YouTube Comment Sentiment ETL Pipeline

The project code and process is on GitHub:

Tableau visualization below

A scalable ETL pipeline designed to extract, process, and analyze sentiment from YouTube comments in real-time, using Apache Kafka, Apache Spark, Python NLP, MongoDB, and visualized through Tableau, with orchestration managed by Apache Airflow and containerized via Docker.

 Here’s an overview of the pipeline process:

  • Data Extraction: The YouTube Data API is used to automatically fetch comments from specific videos or channels in real-time. This ensures a continuous flow of fresh data into the pipeline for analysis.

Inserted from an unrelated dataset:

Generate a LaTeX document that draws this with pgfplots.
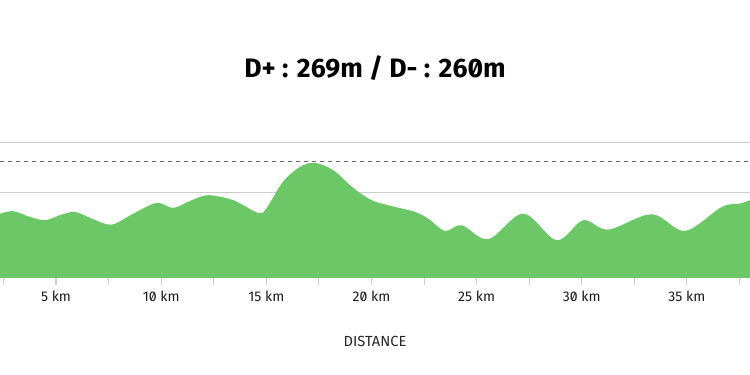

  • Data Streaming: Apache Kafka handles the real-time transmission of comments, streaming them through the system for processing. Kafka ensures that the data flows smoothly, even as the volume of comments grows.

  • Data Processing: Apache Spark processes the incoming comment data, performing necessary transformations such as cleaning and filtering out irrelevant information. It prepares the data for sentiment analysis using its distributed processing capabilities.

  • Sentiment Analysis: Python’s natural language processing libraries analyze each comment, classifying them as positive, negative, or neutral. This step provides the core insights into how audiences feel about the content.

  • Data Storage: Once analyzed, the comments and their associated sentiment scores are stored in MongoDB, a flexible NoSQL database that accommodates unstructured data. MongoDB allows for efficient querying and retrieval of results.

  • Workflow Orchestration: Apache Airflow orchestrates the entire process, ensuring that tasks are executed in the correct order, monitoring progress, and handling retries in case of failures.

  • Data Visualization: The final step involves using Tableau to create visualizations based on the sentiment data. Stakeholders can explore trends and patterns in audience reactions through interactive dashboards.

This pipeline ensures a seamless flow from comment extraction to sentiment analysis and visualization, offering an efficient and scalable solution for understanding audience sentiment on YouTube.